> Work to be completed: Look through the lines below and extract each one that contains "page".

> Source data:
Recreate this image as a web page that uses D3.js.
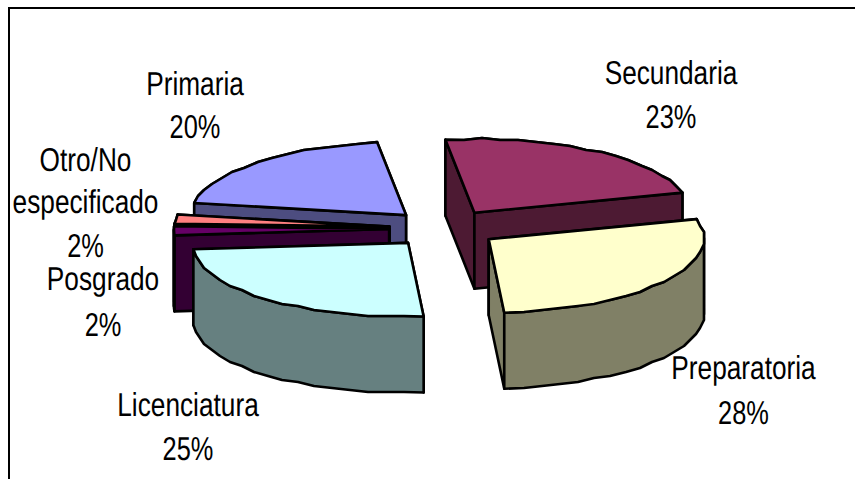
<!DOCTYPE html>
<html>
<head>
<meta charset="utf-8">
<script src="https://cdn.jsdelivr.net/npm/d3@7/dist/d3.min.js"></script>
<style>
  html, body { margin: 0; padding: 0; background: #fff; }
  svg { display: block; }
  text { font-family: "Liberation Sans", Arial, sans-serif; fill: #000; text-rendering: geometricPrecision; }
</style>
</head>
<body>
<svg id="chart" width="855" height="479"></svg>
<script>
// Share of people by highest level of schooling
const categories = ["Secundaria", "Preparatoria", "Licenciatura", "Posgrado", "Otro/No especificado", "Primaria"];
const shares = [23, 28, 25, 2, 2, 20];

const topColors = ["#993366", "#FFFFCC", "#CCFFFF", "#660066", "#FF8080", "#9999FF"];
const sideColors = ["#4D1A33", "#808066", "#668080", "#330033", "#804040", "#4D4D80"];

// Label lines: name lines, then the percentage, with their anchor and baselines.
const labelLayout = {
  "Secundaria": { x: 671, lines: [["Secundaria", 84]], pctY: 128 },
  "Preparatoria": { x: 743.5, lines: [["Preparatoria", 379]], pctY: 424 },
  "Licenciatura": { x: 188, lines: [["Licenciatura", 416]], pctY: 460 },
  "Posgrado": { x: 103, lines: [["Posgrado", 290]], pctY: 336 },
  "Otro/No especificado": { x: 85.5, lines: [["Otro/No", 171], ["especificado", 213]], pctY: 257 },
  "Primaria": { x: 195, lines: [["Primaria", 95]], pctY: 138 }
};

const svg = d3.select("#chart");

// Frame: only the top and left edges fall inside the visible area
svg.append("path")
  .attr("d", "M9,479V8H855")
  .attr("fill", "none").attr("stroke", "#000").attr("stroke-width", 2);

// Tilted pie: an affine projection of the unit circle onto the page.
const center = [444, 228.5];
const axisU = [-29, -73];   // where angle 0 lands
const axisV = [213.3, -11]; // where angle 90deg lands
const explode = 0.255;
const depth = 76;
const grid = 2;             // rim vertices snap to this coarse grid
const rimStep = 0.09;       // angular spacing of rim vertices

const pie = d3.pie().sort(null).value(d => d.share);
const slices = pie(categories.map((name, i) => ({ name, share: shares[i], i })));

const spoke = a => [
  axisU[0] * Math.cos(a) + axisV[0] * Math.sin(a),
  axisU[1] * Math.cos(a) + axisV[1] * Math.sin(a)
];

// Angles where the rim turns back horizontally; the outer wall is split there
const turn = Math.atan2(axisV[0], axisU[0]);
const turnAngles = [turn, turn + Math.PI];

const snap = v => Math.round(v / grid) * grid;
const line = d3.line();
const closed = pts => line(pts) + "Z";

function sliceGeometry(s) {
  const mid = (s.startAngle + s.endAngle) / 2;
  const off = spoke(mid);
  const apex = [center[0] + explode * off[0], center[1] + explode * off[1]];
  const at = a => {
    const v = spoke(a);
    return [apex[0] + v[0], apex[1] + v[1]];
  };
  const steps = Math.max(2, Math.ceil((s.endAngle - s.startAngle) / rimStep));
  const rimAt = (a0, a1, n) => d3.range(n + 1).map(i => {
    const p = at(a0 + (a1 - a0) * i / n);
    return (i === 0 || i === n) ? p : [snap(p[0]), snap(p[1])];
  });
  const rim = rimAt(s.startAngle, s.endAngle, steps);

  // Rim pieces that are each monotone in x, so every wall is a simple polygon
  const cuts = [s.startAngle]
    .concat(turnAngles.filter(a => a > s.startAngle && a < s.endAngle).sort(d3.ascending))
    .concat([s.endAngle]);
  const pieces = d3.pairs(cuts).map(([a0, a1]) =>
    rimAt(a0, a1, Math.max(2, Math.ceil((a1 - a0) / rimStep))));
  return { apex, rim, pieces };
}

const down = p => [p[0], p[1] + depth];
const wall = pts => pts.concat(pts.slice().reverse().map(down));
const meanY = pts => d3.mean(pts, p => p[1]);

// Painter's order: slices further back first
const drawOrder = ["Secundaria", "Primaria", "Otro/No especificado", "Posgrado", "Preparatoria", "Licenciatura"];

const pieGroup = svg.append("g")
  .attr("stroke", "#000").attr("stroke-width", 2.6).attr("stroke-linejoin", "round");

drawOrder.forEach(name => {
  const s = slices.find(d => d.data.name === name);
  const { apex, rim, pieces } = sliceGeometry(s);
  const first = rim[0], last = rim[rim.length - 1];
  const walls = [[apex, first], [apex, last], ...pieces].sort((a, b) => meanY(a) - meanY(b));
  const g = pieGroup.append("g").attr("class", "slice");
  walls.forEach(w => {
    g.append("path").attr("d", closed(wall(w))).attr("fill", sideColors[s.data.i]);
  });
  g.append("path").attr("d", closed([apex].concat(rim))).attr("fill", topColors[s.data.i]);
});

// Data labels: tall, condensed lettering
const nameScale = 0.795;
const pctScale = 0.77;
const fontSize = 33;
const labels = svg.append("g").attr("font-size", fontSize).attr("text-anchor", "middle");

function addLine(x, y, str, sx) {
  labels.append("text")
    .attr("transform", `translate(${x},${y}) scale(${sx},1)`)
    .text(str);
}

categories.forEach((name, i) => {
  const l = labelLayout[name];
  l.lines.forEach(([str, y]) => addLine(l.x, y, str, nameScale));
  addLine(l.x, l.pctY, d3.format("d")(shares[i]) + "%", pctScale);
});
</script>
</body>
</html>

> Full output:
Recreate this image as a web page that uses D3.js.
// Tilted pie: an affine projection of the unit circle onto the page.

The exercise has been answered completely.